When a game doesn’t matter, you sleepwalk through it. One solution is to drop other humans into the game, since they can enliven anything from noughts and crosses up. For single-player games it’s trickier. Narrative games can hook in character and emotion.

"whenever you see something that disproves a strongly held design orthodoxy it’s extremely exciting because it opens up new avenues for exploration."

“But skill games can’t. What I’m interested in is the feeling of developing stakes just from the effort you’re putting into the game,” Foddy says. “Somehow, when I’ve get high up a mountain I feel like I’ve accumulated something. There’s a moment in hiking or climbing when you look out and see how far you’ve gone, a sense you’ve accumulated progress. If you feel as though that can be taken away and you might have to do it again, that adds a sense of importance and high stakes that really transforms how you play the game.”

Another feature of the experience of falling down in Getting Over It is its commentary, which is voiced by Foddy himself. He discusses the game’s roots in Sexy Hiking as you play, and also acknowledges falls in a tone that balances supportive encouragement with slight goading edge.

“I have to say, my first take at writing the game was much more goading, much more sarcastic,” he admits. “But people already felt the strong emotions I wanted, and it was better to be more or less totally encouraging so I totally re-wrote it. But I still wanted a little touch of goading, a wink, if only because there’s some goading in genuine encouragement, right? If you were actually climbing a hill and you kept sliding back down and I was like, ‘Come on, you’ll get there!’ you’d be like, shut up! There’s no completely non-annoying way of encouraging someone. Even refusing to point out a failure is annoying in its own way.”

To play Getting Over It is to experience a very specific flavor of frustration, and in isolating it, it holds a candle to the spectrum of delicious frustration that videogames can generate. It’s another demonstration of Foddy’s uncanny ability to extract and synthesise emotion through mechanics, even if for him it came together in a slightly different way to his other games.

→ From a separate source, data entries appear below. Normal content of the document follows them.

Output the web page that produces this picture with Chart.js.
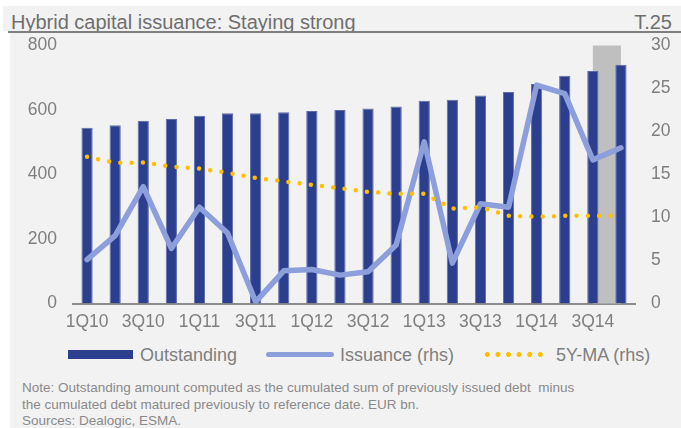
<!DOCTYPE html>
<html>
<head>
<meta charset="utf-8">
<script src="https://cdn.jsdelivr.net/npm/chart.js@4/dist/chart.umd.min.js"></script>
<style>
  html, body { margin: 0; padding: 0; background: #ffffff; }
  body { width: 681px; height: 428px; position: relative; overflow: hidden; font-family: "Liberation Sans", Arial, sans-serif; }
  #head { position: absolute; left: 3px; top: 6px; width: 678px; height: 25px; background: #f2f2f2; }
  #rule { position: absolute; left: 8px; top: 31px; width: 673px; height: 2px; background: #7f7f7f; }
  #title { position: absolute; left: 8px; top: 5px; font-family: "Liberation Sans Narrow", "Arial Narrow", sans-serif; font-size: 20px; color: #6f6f6f; white-space: nowrap; }
  #tag { position: absolute; right: 9px; top: 5px; font-family: "Liberation Sans Narrow", "Arial Narrow", sans-serif; font-size: 20px; color: #6f6f6f; }
  #panel { position: absolute; left: 10px; top: 33px; width: 671px; height: 395px; background: #f2f2f2; }
  #box { position: absolute; left: 10px; top: 18.5px; width: 671px; height: 321.5px; }
  .lg { position: absolute; top: 345px; height: 20px; font-size: 18px; color: #7f7f7f; white-space: nowrap; line-height: 20px; }
  .sw { position: absolute; }
  #note { position: absolute; left: 22px; top: 380px; font-size: 13.5px; line-height: 16.5px; color: #8a8a8a; white-space: nowrap; }
</style>
</head>
<body>
<div id="head"><span id="title">Hybrid capital issuance: Staying strong</span><span id="tag">T.25</span></div>
<div id="rule"></div>
<div id="panel"></div>
<div id="box"><canvas id="myChart"></canvas></div>

<div class="sw" style="left:68px; top:350px; width:65px; height:9px; background:#2b3f8e;"></div>
<div class="lg" style="left:140px;">Outstanding</div>
<div class="sw" style="left:266px; top:352px; width:68px; height:5px; border-radius:3px; background:#8c9edb;"></div>
<div class="lg" style="left:340px;">Issuance (rhs)</div>
<div class="sw" style="left:482px; top:352px; width:64px; height:5px; background: radial-gradient(circle, #ffc000 2.2px, transparent 2.7px) repeat-x; background-size: 10.6px 5px;"></div>
<div class="lg" style="left:556px;">5Y-MA (rhs)</div>

<div id="note">Note: Outstanding amount computed as the cumulated sum of previously issued debt&nbsp; minus<br>the cumulated debt matured previously to reference date. EUR bn.<br>Sources: Dealogic, ESMA.</div>

<script>
const quarters = ['1Q10','2Q10','3Q10','4Q10','1Q11','2Q11','3Q11','4Q11','1Q12','2Q12',
                  '3Q12','4Q12','1Q13','2Q13','3Q13','4Q13','1Q14','2Q14','3Q14','4Q14'];
const outstanding = [545, 553, 567, 572, 582, 590, 590, 593, 597, 600,
                     605, 611, 629, 632, 645, 656, 681, 706, 721, 740];
const issuance = [5.1, 7.9, 13.6, 6.4, 11.2, 8.2, 0.2, 3.8, 3.95, 3.3,
                  3.7, 6.8, 18.8, 4.7, 11.6, 11.2, 25.4, 24.4, 16.7, 18.1];
const ma5y = [17.05, 16.35, 16.4, 15.9, 15.7, 15.2, 14.6, 14.2, 13.8, 13.4,
              12.98, 12.75, 12.75, 11.05, 11.2, 10.2, 10.08, 10.2, 10.2, 10.2];
const leftTicks = [0, 200, 400, 600, 800];
const rightTicks = [0, 5, 10, 15, 20, 25, 30];
const shadeFrom = 18; // grey band from 3Q14 to 4Q14

const tickFont = { family: 'Liberation Sans', size: 17.5 };
const tickColor = '#7f7f7f';

// grey highlight band behind the last bars
const shade = {
  id: 'shade',
  beforeDatasetsDraw(chart) {
    const { ctx, chartArea, scales } = chart;
    const x0 = scales.x.getPixelForValue(shadeFrom);
    const x1 = scales.x.getPixelForValue(shadeFrom + 1);
    ctx.save();
    ctx.fillStyle = '#bfbfbf';
    ctx.fillRect(x0, chartArea.top, x1 - x0, chartArea.bottom - chartArea.top);
    ctx.restore();
  }
};

const ctx = document.querySelector('#myChart');
const chart = new Chart(ctx, {
  type: 'bar',
  data: {
    labels: quarters,
    datasets: [
      {
        label: '5Y-MA (rhs)',
        type: 'line',
        data: ma5y,
        yAxisID: 'y1',
        borderColor: '#ffc000',
        borderWidth: 4.5,
        borderDash: [0, 11.3],
        borderCapStyle: 'round',
        pointRadius: 0,
        tension: 0,
        order: 1
      },
      {
        label: 'Issuance (rhs)',
        type: 'line',
        data: issuance,
        yAxisID: 'y1',
        borderColor: '#8c9edb',
        borderWidth: 5.5,
        borderCapStyle: 'round',
        borderJoinStyle: 'round',
        pointRadius: 0,
        tension: 0,
        order: 2
      },
      {
        label: 'Outstanding',
        data: outstanding,
        yAxisID: 'y',
        backgroundColor: '#2b3f8e',
        borderColor: '#5d6ca8',
        borderWidth: { top: 1, left: 1, right: 1, bottom: 0 },
        categoryPercentage: 1,
        barPercentage: 0.4,
        order: 3
      }
    ]
  },
  options: {
    responsive: true,
    maintainAspectRatio: false,
    animation: false,
    layout: { padding: 0 },
    plugins: {
      legend: { display: false },
      tooltip: { enabled: false }
    },
    scales: {
      x: {
        grid: { display: false, drawTicks: false },
        border: { display: true, color: '#8c8c8c', width: 2 },
        ticks: {
          color: tickColor,
          font: tickFont,
          padding: 8,
          autoSkip: false,
          maxRotation: 0,
          callback: (v, i) => (i % 2 === 0 ? quarters[i] : '')
        },
        afterFit: s => { s.height = 37; }
      },
      y: {
        position: 'left',
        min: 0,
        max: 800,
        grid: { display: false, drawTicks: false },
        border: { display: false },
        afterBuildTicks: s => { s.ticks = leftTicks.map(v => ({ value: v })); },
        ticks: { color: tickColor, font: tickFont, padding: 16 },
        afterFit: s => { s.width = 63; }
      },
      y1: {
        position: 'right',
        min: 0,
        max: 30,
        grid: { display: false, drawTicks: false },
        border: { display: false },
        afterBuildTicks: s => { s.ticks = rightTicks.map(v => ({ value: v })); },
        ticks: { color: tickColor, font: tickFont, padding: 16 },
        afterFit: s => { s.width = 46; }
      }
    }
  },
  plugins: [shade]
});
</script>
</body>
</html>
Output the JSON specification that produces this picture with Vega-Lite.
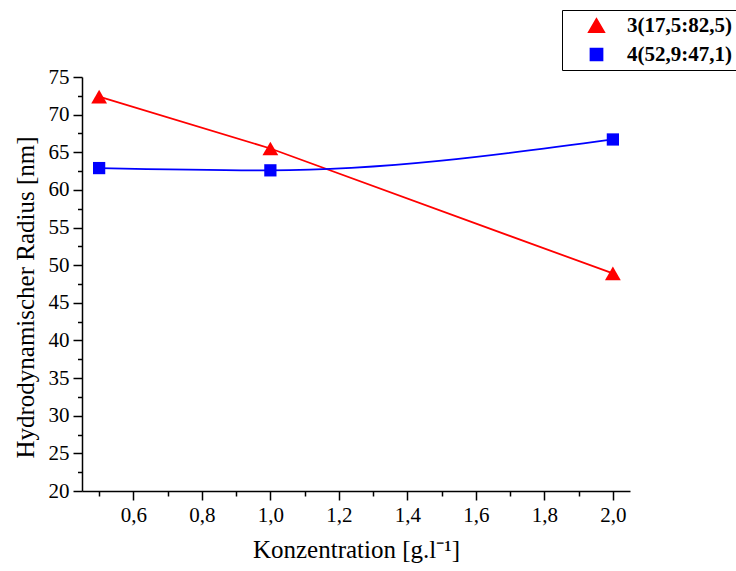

“This was an unusual process for me,” he says. “Usually I’m more exploratory, led by feel, tasting, like soup, making some judgments and adjusting. Here I knew what I wanted it to be from the beginning and it’s very close to that. That was nice, because I was trying to work fast to not give myself time to second-guess what I was doing. So it was efficient and reasonably free-spirited, and enjoyable in a way making games often isn’t because I had such a clear idea of what I was trying to make. I had a strong sense of how to produce the feelings I wanted.”